◆ **TASK INSTRUCTIONS**:
Return the full material exactly.

◆ **INFORMATION SUPPLIED**:
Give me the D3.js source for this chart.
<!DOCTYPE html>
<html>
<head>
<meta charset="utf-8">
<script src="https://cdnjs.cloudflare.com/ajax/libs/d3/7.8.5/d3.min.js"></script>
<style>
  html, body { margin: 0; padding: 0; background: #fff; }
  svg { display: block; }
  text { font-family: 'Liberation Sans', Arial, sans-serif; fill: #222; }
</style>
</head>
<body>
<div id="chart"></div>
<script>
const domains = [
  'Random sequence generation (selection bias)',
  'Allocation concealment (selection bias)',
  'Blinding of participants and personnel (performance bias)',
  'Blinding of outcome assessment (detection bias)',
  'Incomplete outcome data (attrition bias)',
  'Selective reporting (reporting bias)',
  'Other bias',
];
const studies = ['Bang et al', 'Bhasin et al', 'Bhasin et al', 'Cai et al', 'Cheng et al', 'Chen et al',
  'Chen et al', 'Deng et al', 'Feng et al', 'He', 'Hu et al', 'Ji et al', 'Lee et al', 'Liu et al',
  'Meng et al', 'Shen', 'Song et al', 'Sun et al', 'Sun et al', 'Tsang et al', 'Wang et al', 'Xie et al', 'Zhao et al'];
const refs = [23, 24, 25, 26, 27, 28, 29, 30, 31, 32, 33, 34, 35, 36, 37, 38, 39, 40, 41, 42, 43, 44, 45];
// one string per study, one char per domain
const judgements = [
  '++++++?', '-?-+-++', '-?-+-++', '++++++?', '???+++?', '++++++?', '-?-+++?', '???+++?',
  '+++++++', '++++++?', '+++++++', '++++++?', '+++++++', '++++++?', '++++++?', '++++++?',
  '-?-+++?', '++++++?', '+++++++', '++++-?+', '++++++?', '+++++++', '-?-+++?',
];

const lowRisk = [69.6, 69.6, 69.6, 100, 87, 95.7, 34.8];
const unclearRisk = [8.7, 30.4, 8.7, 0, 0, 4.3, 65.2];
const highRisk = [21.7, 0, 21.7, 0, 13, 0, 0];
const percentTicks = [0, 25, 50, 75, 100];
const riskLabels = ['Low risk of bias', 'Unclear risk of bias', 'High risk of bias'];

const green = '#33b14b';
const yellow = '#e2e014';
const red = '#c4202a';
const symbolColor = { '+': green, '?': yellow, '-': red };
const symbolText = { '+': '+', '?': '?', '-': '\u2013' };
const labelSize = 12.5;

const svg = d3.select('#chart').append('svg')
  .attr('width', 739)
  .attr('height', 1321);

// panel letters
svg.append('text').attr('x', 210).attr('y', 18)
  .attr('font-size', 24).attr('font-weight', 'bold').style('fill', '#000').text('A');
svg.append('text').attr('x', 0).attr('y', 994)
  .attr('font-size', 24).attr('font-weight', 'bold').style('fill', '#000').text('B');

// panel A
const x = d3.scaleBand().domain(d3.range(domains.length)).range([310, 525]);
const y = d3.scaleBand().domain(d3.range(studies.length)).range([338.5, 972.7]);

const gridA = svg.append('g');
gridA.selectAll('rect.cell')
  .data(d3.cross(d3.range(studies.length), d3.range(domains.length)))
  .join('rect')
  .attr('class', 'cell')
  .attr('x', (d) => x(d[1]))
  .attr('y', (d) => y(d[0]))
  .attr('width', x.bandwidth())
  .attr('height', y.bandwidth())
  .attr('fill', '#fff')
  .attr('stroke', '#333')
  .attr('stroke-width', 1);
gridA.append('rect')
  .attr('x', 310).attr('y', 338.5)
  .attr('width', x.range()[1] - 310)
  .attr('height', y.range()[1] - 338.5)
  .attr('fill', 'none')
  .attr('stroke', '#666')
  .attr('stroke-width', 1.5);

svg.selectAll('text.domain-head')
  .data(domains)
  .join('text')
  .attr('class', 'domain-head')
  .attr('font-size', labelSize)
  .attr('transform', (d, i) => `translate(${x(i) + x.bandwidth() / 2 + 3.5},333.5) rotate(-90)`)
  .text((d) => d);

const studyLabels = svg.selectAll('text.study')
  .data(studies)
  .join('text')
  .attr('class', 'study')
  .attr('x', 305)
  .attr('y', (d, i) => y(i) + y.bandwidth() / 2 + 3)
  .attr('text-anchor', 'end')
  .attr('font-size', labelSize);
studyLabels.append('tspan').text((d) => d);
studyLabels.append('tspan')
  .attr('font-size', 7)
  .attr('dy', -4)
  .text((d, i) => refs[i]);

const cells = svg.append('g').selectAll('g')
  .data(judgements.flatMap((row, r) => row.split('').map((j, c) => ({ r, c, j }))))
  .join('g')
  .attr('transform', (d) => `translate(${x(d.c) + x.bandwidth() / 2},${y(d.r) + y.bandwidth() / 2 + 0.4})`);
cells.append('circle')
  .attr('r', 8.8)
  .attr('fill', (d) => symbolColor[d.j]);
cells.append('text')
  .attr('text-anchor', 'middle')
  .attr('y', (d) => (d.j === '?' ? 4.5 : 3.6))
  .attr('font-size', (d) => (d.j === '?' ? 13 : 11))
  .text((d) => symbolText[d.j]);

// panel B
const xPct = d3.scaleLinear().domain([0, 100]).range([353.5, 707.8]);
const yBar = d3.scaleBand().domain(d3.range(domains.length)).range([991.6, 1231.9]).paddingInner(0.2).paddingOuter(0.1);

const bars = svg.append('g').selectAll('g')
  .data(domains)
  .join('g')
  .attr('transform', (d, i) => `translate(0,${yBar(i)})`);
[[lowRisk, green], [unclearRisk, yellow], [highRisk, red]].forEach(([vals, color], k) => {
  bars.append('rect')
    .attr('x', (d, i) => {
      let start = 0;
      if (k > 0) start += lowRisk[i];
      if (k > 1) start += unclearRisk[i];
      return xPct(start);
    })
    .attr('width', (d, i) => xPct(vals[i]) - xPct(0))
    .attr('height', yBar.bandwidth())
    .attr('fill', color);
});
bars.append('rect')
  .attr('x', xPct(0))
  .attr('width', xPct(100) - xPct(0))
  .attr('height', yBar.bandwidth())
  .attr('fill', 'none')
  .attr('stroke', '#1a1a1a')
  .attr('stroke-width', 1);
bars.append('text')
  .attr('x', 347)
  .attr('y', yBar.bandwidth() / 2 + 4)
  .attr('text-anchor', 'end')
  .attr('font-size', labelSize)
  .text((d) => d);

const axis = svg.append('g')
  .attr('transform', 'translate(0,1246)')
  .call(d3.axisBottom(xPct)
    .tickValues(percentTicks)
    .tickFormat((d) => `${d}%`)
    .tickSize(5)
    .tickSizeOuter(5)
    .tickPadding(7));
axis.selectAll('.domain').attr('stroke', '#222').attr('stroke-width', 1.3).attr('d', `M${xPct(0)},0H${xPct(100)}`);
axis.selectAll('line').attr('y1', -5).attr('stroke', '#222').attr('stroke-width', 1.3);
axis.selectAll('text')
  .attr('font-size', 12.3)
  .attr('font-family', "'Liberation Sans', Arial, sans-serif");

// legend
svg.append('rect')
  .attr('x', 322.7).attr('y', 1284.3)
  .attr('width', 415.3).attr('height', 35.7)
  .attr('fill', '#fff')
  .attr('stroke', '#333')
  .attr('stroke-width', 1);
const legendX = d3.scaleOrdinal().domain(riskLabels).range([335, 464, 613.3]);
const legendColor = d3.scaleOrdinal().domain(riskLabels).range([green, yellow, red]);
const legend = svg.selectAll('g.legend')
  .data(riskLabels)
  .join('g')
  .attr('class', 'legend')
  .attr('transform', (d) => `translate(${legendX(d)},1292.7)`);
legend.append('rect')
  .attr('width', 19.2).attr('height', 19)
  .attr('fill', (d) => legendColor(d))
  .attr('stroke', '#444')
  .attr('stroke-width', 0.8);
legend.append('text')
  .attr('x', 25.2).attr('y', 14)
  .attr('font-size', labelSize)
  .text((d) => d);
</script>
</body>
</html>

◆ **FULL RESPONSE**:
Give me the D3.js source for this chart.
<!DOCTYPE html>
<html>
<head>
<meta charset="utf-8">
<script src="https://cdnjs.cloudflare.com/ajax/libs/d3/7.8.5/d3.min.js"></script>
<style>
  html, body { margin: 0; padding: 0; background: #fff; }
  svg { display: block; }
  text { font-family: 'Liberation Sans', Arial, sans-serif; fill: #222; }
</style>
</head>
<body>
<div id="chart"></div>
<script>
const domains = [
  'Random sequence generation (selection bias)',
  'Allocation concealment (selection bias)',
  'Blinding of participants and personnel (performance bias)',
  'Blinding of outcome assessment (detection bias)',
  'Incomplete outcome data (attrition bias)',
  'Selective reporting (reporting bias)',
  'Other bias',
];
const studies = ['Bang et al', 'Bhasin et al', 'Bhasin et al', 'Cai et al', 'Cheng et al', 'Chen et al',
  'Chen et al', 'Deng et al', 'Feng et al', 'He', 'Hu et al', 'Ji et al', 'Lee et al', 'Liu et al',
  'Meng et al', 'Shen', 'Song et al', 'Sun et al', 'Sun et al', 'Tsang et al', 'Wang et al', 'Xie et al', 'Zhao et al'];
const refs = [23, 24, 25, 26, 27, 28, 29, 30, 31, 32, 33, 34, 35, 36, 37, 38, 39, 40, 41, 42, 43, 44, 45];
// one string per study, one char per domain
const judgements = [
  '++++++?', '-?-+-++', '-?-+-++', '++++++?', '???+++?', '++++++?', '-?-+++?', '???+++?',
  '+++++++', '++++++?', '+++++++', '++++++?', '+++++++', '++++++?', '++++++?', '++++++?',
  '-?-+++?', '++++++?', '+++++++', '++++-?+', '++++++?', '+++++++', '-?-+++?',
];

const lowRisk = [69.6, 69.6, 69.6, 100, 87, 95.7, 34.8];
const unclearRisk = [8.7, 30.4, 8.7, 0, 0, 4.3, 65.2];
const highRisk = [21.7, 0, 21.7, 0, 13, 0, 0];
const percentTicks = [0, 25, 50, 75, 100];
const riskLabels = ['Low risk of bias', 'Unclear risk of bias', 'High risk of bias'];

const green = '#33b14b';
const yellow = '#e2e014';
const red = '#c4202a';
const symbolColor = { '+': green, '?': yellow, '-': red };
const symbolText = { '+': '+', '?': '?', '-': '\u2013' };
const labelSize = 12.5;

const svg = d3.select('#chart').append('svg')
  .attr('width', 739)
  .attr('height', 1321);

// panel letters
svg.append('text').attr('x', 210).attr('y', 18)
  .attr('font-size', 24).attr('font-weight', 'bold').style('fill', '#000').text('A');
svg.append('text').attr('x', 0).attr('y', 994)
  .attr('font-size', 24).attr('font-weight', 'bold').style('fill', '#000').text('B');

// panel A
const x = d3.scaleBand().domain(d3.range(domains.length)).range([310, 525]);
const y = d3.scaleBand().domain(d3.range(studies.length)).range([338.5, 972.7]);

const gridA = svg.append('g');
gridA.selectAll('rect.cell')
  .data(d3.cross(d3.range(studies.length), d3.range(domains.length)))
  .join('rect')
  .attr('class', 'cell')
  .attr('x', (d) => x(d[1]))
  .attr('y', (d) => y(d[0]))
  .attr('width', x.bandwidth())
  .attr('height', y.bandwidth())
  .attr('fill', '#fff')
  .attr('stroke', '#333')
  .attr('stroke-width', 1);
gridA.append('rect')
  .attr('x', 310).attr('y', 338.5)
  .attr('width', x.range()[1] - 310)
  .attr('height', y.range()[1] - 338.5)
  .attr('fill', 'none')
  .attr('stroke', '#666')
  .attr('stroke-width', 1.5);

svg.selectAll('text.domain-head')
  .data(domains)
  .join('text')
  .attr('class', 'domain-head')
  .attr('font-size', labelSize)
  .attr('transform', (d, i) => `translate(${x(i) + x.bandwidth() / 2 + 3.5},333.5) rotate(-90)`)
  .text((d) => d);

const studyLabels = svg.selectAll('text.study')
  .data(studies)
  .join('text')
  .attr('class', 'study')
  .attr('x', 305)
  .attr('y', (d, i) => y(i) + y.bandwidth() / 2 + 3)
  .attr('text-anchor', 'end')
  .attr('font-size', labelSize);
studyLabels.append('tspan').text((d) => d);
studyLabels.append('tspan')
  .attr('font-size', 7)
  .attr('dy', -4)
  .text((d, i) => refs[i]);

const cells = svg.append('g').selectAll('g')
  .data(judgements.flatMap((row, r) => row.split('').map((j, c) => ({ r, c, j }))))
  .join('g')
  .attr('transform', (d) => `translate(${x(d.c) + x.bandwidth() / 2},${y(d.r) + y.bandwidth() / 2 + 0.4})`);
cells.append('circle')
  .attr('r', 8.8)
  .attr('fill', (d) => symbolColor[d.j]);
cells.append('text')
  .attr('text-anchor', 'middle')
  .attr('y', (d) => (d.j === '?' ? 4.5 : 3.6))
  .attr('font-size', (d) => (d.j === '?' ? 13 : 11))
  .text((d) => symbolText[d.j]);

// panel B
const xPct = d3.scaleLinear().domain([0, 100]).range([353.5, 707.8]);
const yBar = d3.scaleBand().domain(d3.range(domains.length)).range([991.6, 1231.9]).paddingInner(0.2).paddingOuter(0.1);

const bars = svg.append('g').selectAll('g')
  .data(domains)
  .join('g')
  .attr('transform', (d, i) => `translate(0,${yBar(i)})`);
[[lowRisk, green], [unclearRisk, yellow], [highRisk, red]].forEach(([vals, color], k) => {
  bars.append('rect')
    .attr('x', (d, i) => {
      let start = 0;
      if (k > 0) start += lowRisk[i];
      if (k > 1) start += unclearRisk[i];
      return xPct(start);
    })
    .attr('width', (d, i) => xPct(vals[i]) - xPct(0))
    .attr('height', yBar.bandwidth())
    .attr('fill', color);
});
bars.append('rect')
  .attr('x', xPct(0))
  .attr('width', xPct(100) - xPct(0))
  .attr('height', yBar.bandwidth())
  .attr('fill', 'none')
  .attr('stroke', '#1a1a1a')
  .attr('stroke-width', 1);
bars.append('text')
  .attr('x', 347)
  .attr('y', yBar.bandwidth() / 2 + 4)
  .attr('text-anchor', 'end')
  .attr('font-size', labelSize)
  .text((d) => d);

const axis = svg.append('g')
  .attr('transform', 'translate(0,1246)')
  .call(d3.axisBottom(xPct)
    .tickValues(percentTicks)
    .tickFormat((d) => `${d}%`)
    .tickSize(5)
    .tickSizeOuter(5)
    .tickPadding(7));
axis.selectAll('.domain').attr('stroke', '#222').attr('stroke-width', 1.3).attr('d', `M${xPct(0)},0H${xPct(100)}`);
axis.selectAll('line').attr('y1', -5).attr('stroke', '#222').attr('stroke-width', 1.3);
axis.selectAll('text')
  .attr('font-size', 12.3)
  .attr('font-family', "'Liberation Sans', Arial, sans-serif");

// legend
svg.append('rect')
  .attr('x', 322.7).attr('y', 1284.3)
  .attr('width', 415.3).attr('height', 35.7)
  .attr('fill', '#fff')
  .attr('stroke', '#333')
  .attr('stroke-width', 1);
const legendX = d3.scaleOrdinal().domain(riskLabels).range([335, 464, 613.3]);
const legendColor = d3.scaleOrdinal().domain(riskLabels).range([green, yellow, red]);
const legend = svg.selectAll('g.legend')
  .data(riskLabels)
  .join('g')
  .attr('class', 'legend')
  .attr('transform', (d) => `translate(${legendX(d)},1292.7)`);
legend.append('rect')
  .attr('width', 19.2).attr('height', 19)
  .attr('fill', (d) => legendColor(d))
  .attr('stroke', '#444')
  .attr('stroke-width', 0.8);
legend.append('text')
  .attr('x', 25.2).attr('y', 14)
  .attr('font-size', labelSize)
  .text((d) => d);
</script>
</body>
</html>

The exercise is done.